Milliyetçilik ve ülkücülüğün sıradan bir olay olmadığını vurgulayan Kılıçdaroğlu, "Kimse, kolay kolay milliyetçi olamaz. Milliyetçi olmak için Kuvayımilliyeci olmak lazım, Ankara'da seğmen olmak lazım. Milliyetçi olmak için Ankara'ya, Ankara yiğidi bir kişiyi belediye başkanı olarak getirmek lazım. İthal adayla Ankara mı yönetilir? 6 milyonluk Ankara'da bir tane belediye başkan adayı yapacak adam bulamadınız mı? İthal aday. Neymiş? Kayseri'den geliyor. Bırak Kızılay'ı, Sincan, Bala nerededir bilmez. Bütün bunları Ankaralıların düşünmesi lazım" dedi.

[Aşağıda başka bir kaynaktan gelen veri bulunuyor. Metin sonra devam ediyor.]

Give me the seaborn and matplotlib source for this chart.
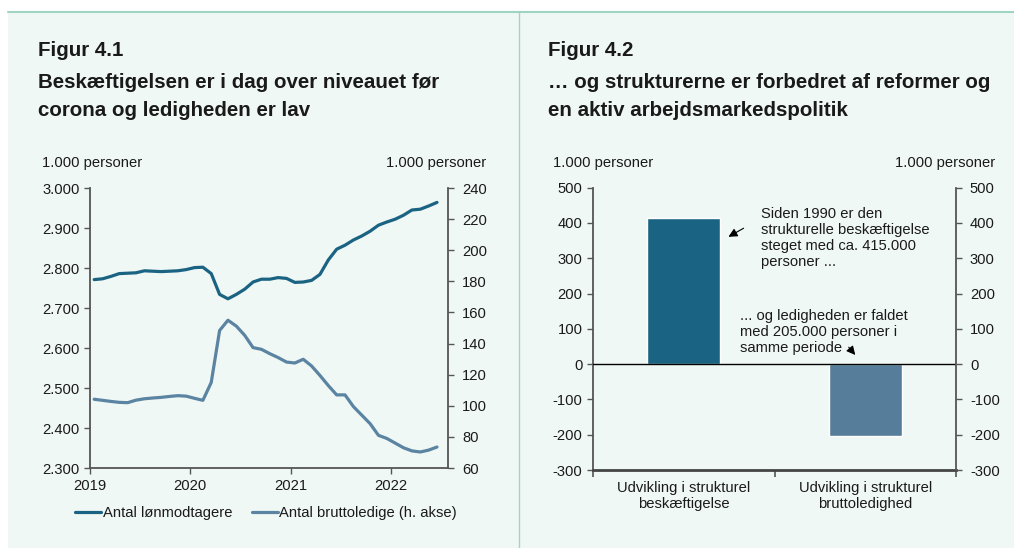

Kendisini dinleyen vatandaşlardan Yavaş'a ve Güçlü'ye oy isteyen Kılıçdaroğlu, şu değerlendirmeyi yaptı:
"50 milyon doları bulamadığı için 20 milyar dolarlık fabrikayı Katar ordusuna sattı. '50 milyon dolar param yok' diyor, 20 milyar dolarlık fabrikanın yarısını Katar ordusuna sattı. 50 milyon dolar para bulamıyorsun fabrika için de Suriyeliler için 35 milyar dolar buldun. Vatandaşımız, sandığa giderken bunu düşünmeyecek mi? Bunlardan memleket sever falan çıkmaz. Bir ülke kendi silah fabrikasını dünyanın hiçbir ülkesine satmaz. Dünyada örneği yoktur."

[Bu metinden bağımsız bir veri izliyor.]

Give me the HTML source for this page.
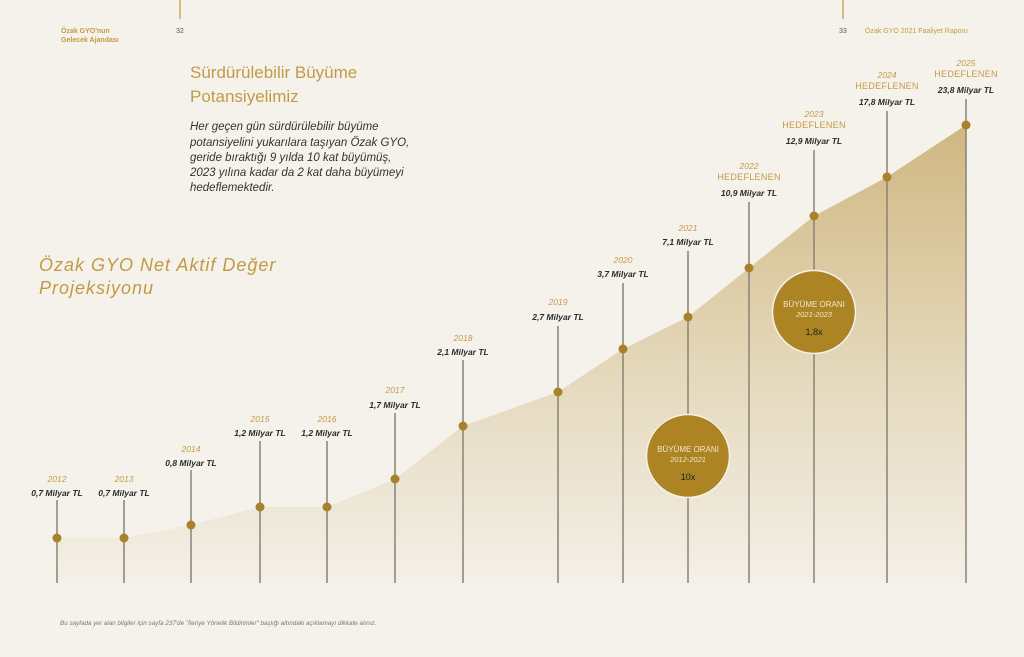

Vatandaşları sevdiğini, hizmet etmek istediğini vurgulayan Kılıçdaroğlu, "Ben böyle konuştuğum için Erdoğan çok rahatsız. 'Bay Kemal konuşuyor' diyor. Bay Kemal konuşacak, Bay Kemal Türkiye'ye gerçekleri anlatacak. Bay Kemal olmak kolay değil. Bay Kemal olmak için önce namuslu, dürüst adam olmak lazım. Bay Kemal olmak, oğlunu bedelli askerliğe göndermemek demek. Bay Kemal olmak için kul hakkı yememek gerekiyor. Bay Kemal olmak için, 'komşusu açken tok yatan bizden değildir' kültürüne sahip olmak lazım" ifadelerini kullandı.
"Bedava uçak, en büyük zillet odur"
Çiftçinin, esnafın, işsizin, sokakta gezen çöpten kağıt toplayıp geçimini sağlayan 6 milyon kişinin derdini dile getirdiğini belirten Kılıçdaroğlu, "Rahatsız oluyor Beyefendi, 'Beni alkışlayın' diyor. Güzel şey yap alkışlarım ama gidip de devlet fabrikasını Katar ordusuna, '50 milyon dolar para bulamadım' diye satıyorsan, kusura bakma seni alkışlamam, seni bu ülkede milliyetçi ve vatansever olarak ilan etmem. Sana verilen bir uçak yüzünden devletin silah fabrikası mı satılır? Bedava uçak, en büyük zillet odur. Katar Emiri bedava uçak verdi, ben uçağa bineceğim. Bu, Türkiye Cumhuriyeti Devleti'nin tarihine hakarettir. Bedava uçağa bindin, şimdi talimat alıyorsun. Sizinle beraber her türlü mücadeleyi yapacağız, hiç kimsenin önünde diz çökmeyeceğiz. Bu ülkeyi, bu vatanı, bu bayrağı, bu milleti seveceğiz. Kim olursa olsun, oy versin vermesin kimin sorunu varsa o sorunla ilgileneceğiz" diye konuştu.
Belediye başkan adaylarından hiçbir ayrım yapmamalarını isteyen Kılıçdaroğlu, Ankara'ya kimliğini yeniden kazandıracaklarını vurguladı.
Kılıçdaroğlu, Mansur Yavaş ve Güçlü Şenel'i yanına çağırarak, "Her türlü iftirayı attılar. Niye iftira ediyorlar? Kazanamadıkları için. Ama Mansur Başkan, bütün bunların hepsini aştı. Onun gönlünde insan sevgisi, hizmet aşkı, hiçbir çocuğun yatağa aç girmediği bir Ankara var. Onun gönlünde kırsalda yaşayan vatandaşla şehirde yaşayan vatandaş arasında sağlıklı bir gelir dağılımı, ucuz bir Ankara, herkesin işinin aşının olduğu bir Ankara var" dedi.
Kemal Kılıçdaroğlu, Şenel'in de aynı ilke ve ülküyle yola çıktığını sözlerine ekledi.